I drove home in about 4 hours. I stopped to check Twitter at a rest stop, Half the tweets were people trying to help victims of the hurricane, and the other half were whining about political candidates and trying to push their agendas. I wanted to scream….”we need to help all these people!!!!”. I know that after Sandy, we were fortunate to have power after the storm and nearly no damage, I live about a mile from the coast. I was in shock we had fared so well. I think a lot of people thought the storm wasn’t so bad. Areas like Staten Island, Rockaway, and LBI to name just a few were devastated. I’m not writing this blog to make myself out to be something special
for going, but to give you a clue of the turmoil and complete devastation these people are facing. The wife tried to apply to FEMA for help, but was denied because she could’t get off the island to sign the paper they wanted signed. She is frantic.
Please. Contact the fire departments and ask what people need. Help people. Hell, drive down and give them a hug and some tequila. Hand them a 20$ bill. Help them clean up the damage. Do SOMETHING. It’s what makes us human. Help in whatever way you can, big or small. Foster a pet for them. Do some laundry. Bring fresh pillows and towels. Bring coffee.

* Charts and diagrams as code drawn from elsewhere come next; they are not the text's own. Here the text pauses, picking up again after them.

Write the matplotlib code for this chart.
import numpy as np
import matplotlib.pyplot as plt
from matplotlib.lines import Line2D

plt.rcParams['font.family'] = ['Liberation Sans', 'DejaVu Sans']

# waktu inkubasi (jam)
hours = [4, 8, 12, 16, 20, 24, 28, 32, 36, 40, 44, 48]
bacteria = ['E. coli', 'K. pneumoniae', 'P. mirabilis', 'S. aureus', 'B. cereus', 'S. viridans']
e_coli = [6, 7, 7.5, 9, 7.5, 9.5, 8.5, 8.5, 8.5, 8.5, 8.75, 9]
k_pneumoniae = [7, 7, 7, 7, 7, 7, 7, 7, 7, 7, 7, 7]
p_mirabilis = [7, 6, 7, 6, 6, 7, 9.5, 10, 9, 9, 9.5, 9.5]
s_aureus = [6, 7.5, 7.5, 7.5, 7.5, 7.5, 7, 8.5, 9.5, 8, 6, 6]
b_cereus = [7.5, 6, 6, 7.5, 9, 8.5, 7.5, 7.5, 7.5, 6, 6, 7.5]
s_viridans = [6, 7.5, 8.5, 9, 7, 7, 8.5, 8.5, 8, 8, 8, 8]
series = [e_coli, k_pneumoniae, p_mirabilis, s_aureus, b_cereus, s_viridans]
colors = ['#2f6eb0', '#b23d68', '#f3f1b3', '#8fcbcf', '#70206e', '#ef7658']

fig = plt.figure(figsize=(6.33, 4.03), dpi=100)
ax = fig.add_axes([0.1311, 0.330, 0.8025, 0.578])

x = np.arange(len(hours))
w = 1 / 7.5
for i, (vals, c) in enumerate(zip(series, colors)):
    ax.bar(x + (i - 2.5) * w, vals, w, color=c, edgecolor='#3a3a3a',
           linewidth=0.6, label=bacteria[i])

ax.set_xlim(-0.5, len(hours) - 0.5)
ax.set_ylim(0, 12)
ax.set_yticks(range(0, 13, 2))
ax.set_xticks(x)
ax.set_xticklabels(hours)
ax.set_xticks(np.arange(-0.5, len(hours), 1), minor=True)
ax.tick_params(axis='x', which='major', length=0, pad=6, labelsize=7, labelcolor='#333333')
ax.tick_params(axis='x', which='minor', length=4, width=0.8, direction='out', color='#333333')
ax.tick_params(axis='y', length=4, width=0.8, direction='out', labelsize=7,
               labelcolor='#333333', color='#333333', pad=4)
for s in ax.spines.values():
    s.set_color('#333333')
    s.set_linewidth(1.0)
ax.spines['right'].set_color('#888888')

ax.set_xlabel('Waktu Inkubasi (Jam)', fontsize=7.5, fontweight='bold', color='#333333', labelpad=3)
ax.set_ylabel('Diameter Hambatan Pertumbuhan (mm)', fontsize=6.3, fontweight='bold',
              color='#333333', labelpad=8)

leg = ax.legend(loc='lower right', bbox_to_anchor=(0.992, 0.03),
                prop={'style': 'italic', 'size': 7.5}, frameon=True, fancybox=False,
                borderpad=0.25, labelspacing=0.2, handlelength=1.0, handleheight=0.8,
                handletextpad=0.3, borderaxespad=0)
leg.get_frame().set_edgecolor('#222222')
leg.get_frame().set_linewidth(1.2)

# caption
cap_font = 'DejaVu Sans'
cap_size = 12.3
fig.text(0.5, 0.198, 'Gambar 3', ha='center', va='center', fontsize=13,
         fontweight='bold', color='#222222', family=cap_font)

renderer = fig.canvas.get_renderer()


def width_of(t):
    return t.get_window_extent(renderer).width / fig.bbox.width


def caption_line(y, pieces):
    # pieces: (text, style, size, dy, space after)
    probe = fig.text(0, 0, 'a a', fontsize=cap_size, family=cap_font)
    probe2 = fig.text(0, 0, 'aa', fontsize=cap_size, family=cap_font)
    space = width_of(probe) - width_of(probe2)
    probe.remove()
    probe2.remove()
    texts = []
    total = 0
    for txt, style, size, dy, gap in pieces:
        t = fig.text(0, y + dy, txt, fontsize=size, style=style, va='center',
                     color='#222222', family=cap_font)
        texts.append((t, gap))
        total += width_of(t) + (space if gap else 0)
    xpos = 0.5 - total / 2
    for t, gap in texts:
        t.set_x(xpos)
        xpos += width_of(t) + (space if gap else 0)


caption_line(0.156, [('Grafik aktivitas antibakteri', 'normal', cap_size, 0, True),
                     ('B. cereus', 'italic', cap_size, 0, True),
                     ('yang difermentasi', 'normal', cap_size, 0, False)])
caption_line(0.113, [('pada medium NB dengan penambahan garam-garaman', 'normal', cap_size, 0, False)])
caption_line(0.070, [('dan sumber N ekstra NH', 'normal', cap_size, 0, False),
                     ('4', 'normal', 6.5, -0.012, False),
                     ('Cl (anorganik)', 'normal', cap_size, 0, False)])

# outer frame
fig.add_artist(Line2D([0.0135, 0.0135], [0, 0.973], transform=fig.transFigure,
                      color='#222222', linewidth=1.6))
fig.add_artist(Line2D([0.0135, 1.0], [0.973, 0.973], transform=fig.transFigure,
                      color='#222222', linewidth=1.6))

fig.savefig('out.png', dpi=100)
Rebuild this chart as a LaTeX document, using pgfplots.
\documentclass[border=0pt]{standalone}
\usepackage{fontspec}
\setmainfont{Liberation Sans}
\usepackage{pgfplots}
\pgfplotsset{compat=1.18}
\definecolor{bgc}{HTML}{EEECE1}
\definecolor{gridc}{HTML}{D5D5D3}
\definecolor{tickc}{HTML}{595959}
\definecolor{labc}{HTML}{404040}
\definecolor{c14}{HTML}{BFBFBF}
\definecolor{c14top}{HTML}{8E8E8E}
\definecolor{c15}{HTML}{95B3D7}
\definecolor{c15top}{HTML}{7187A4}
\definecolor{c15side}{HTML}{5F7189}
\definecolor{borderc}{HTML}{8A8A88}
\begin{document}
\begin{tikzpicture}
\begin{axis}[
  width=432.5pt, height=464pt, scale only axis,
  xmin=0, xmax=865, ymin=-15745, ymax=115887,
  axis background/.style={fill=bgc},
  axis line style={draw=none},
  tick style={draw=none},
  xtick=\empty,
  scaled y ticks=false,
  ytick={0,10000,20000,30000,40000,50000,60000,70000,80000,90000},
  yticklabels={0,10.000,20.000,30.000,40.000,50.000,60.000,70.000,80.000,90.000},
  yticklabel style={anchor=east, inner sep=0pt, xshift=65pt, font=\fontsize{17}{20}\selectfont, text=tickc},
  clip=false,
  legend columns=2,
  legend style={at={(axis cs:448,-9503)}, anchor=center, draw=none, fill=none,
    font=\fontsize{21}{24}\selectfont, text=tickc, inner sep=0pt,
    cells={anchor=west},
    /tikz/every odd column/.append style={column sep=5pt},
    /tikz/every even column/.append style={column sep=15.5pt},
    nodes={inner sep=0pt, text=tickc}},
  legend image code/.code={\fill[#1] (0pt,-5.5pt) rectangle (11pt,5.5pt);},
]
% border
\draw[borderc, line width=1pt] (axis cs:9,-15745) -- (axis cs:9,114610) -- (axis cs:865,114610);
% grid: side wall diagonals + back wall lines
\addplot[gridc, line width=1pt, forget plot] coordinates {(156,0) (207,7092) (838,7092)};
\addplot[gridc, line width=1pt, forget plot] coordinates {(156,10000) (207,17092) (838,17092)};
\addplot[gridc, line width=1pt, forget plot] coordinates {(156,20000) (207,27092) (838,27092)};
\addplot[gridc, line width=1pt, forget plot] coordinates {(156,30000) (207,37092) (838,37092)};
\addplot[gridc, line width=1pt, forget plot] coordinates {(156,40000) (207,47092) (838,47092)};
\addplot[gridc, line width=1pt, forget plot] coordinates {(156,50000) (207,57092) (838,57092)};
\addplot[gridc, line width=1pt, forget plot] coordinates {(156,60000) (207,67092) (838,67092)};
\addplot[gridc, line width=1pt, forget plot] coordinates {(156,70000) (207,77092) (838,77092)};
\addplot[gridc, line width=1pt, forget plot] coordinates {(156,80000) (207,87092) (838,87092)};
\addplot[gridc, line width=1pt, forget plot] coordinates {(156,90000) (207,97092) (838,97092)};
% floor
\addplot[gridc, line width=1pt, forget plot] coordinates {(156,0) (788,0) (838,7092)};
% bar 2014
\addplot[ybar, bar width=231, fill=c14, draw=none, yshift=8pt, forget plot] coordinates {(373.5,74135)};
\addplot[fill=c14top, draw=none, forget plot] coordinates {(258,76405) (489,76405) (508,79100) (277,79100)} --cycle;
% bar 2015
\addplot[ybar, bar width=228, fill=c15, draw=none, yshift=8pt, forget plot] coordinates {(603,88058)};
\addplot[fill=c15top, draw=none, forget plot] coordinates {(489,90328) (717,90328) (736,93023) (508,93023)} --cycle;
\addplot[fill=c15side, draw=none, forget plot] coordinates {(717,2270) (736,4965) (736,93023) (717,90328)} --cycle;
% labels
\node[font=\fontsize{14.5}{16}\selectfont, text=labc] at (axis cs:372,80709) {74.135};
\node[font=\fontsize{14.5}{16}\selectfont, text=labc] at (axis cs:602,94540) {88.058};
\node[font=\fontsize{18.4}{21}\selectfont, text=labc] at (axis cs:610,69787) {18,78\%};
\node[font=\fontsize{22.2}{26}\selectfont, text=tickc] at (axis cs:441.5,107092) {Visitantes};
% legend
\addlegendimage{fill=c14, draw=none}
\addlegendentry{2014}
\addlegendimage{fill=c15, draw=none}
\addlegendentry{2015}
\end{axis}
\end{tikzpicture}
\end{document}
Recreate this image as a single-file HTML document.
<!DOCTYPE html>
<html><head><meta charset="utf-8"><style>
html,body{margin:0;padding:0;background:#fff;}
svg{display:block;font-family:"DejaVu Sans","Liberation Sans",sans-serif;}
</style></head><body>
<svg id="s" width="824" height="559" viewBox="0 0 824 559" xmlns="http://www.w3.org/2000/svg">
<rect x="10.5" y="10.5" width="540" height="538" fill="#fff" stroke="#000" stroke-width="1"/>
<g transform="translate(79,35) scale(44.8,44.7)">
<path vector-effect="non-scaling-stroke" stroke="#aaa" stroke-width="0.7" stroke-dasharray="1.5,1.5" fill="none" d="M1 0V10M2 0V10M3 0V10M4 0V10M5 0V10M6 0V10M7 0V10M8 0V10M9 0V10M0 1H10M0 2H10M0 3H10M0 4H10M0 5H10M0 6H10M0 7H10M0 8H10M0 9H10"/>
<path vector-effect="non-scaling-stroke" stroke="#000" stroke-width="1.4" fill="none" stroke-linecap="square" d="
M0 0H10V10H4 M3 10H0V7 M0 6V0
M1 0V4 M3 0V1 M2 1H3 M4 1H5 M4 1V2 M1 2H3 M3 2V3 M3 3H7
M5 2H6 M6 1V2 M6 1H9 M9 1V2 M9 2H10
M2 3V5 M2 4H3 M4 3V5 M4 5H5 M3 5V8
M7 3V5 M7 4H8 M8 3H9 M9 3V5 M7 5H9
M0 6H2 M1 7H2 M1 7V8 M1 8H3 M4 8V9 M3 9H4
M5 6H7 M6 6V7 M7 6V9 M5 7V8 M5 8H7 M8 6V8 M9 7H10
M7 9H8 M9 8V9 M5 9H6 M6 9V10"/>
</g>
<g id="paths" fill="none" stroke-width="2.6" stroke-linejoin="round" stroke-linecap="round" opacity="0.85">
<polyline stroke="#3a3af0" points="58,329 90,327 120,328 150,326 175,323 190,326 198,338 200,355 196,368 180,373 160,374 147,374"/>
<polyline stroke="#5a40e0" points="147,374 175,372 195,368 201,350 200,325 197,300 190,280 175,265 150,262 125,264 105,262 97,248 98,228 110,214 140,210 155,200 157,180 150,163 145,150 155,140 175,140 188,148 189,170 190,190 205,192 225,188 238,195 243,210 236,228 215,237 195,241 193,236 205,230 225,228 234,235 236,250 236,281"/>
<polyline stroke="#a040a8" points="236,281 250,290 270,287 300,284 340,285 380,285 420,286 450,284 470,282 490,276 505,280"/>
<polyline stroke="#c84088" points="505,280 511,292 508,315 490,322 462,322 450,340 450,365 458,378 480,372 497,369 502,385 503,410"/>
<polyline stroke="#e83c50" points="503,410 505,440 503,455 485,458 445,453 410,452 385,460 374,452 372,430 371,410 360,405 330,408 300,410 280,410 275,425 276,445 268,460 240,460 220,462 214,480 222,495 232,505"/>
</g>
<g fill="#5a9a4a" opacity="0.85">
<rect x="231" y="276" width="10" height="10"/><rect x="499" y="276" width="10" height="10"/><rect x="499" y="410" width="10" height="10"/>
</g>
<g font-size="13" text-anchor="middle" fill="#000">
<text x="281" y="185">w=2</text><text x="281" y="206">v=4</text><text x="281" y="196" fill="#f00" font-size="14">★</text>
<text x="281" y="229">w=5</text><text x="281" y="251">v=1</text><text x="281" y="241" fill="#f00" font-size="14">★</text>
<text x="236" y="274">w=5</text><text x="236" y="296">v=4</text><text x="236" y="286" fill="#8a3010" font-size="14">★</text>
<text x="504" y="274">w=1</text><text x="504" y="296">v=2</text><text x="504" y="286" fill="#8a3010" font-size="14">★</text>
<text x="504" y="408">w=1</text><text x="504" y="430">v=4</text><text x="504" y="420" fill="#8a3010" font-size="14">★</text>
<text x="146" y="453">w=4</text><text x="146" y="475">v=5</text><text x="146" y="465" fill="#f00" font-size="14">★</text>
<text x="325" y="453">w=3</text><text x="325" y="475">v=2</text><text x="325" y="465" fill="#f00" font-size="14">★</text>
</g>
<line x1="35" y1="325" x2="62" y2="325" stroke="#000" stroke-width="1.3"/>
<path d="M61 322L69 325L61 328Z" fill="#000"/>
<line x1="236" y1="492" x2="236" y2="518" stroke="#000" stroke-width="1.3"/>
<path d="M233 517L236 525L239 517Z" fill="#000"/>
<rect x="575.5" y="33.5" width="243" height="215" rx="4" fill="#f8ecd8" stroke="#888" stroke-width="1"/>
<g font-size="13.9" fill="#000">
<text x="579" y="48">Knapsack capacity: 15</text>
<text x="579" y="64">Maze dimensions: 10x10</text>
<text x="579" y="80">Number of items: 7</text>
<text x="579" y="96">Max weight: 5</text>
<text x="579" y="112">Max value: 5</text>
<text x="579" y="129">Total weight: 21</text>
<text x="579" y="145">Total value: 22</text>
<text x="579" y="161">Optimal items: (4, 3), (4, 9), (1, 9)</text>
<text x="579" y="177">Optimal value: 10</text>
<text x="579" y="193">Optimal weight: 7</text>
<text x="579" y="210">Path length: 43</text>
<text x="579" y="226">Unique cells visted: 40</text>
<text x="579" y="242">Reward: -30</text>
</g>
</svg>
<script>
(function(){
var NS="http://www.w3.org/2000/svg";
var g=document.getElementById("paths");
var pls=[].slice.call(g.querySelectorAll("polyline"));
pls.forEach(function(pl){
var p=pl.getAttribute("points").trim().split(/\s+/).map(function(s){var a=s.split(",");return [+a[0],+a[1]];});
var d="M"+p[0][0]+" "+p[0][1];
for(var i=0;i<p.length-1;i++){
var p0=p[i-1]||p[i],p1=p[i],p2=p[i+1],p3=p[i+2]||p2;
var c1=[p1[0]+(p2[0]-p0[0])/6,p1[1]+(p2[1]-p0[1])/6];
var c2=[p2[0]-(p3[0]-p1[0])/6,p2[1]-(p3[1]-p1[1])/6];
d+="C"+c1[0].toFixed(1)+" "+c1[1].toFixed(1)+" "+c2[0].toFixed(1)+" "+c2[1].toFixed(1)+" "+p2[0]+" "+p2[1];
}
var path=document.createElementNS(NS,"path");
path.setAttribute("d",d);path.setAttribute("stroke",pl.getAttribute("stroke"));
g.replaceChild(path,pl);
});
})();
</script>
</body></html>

I drove about 7 hours round trip to help a stranger and to teach my kids how to be kind. It was the best lesson I could teach them, and they are proud of me. They learned from the pictures how lucky we are to have a home. I made lifelong friends today. I feel like I have known them my whole life. It’s kind of eerie. I am mobilizing people to continue to send supplies down there. Please don’t forget these families. If you know anyone in the LBI area who will have a rental where this family can stay, please let me know. When they called one place, the landlord changed the rent from the advertised price of 1400 per month to over 2,000. They need a home. Help me help them.
Night Loveys. Thanks to all those who cheered me on, and to those who are out there doing great deeds!
Ps…sorry if lines don’t make sense or typos…writing on an iPad with a bad autocorrect and I am exhausted!!!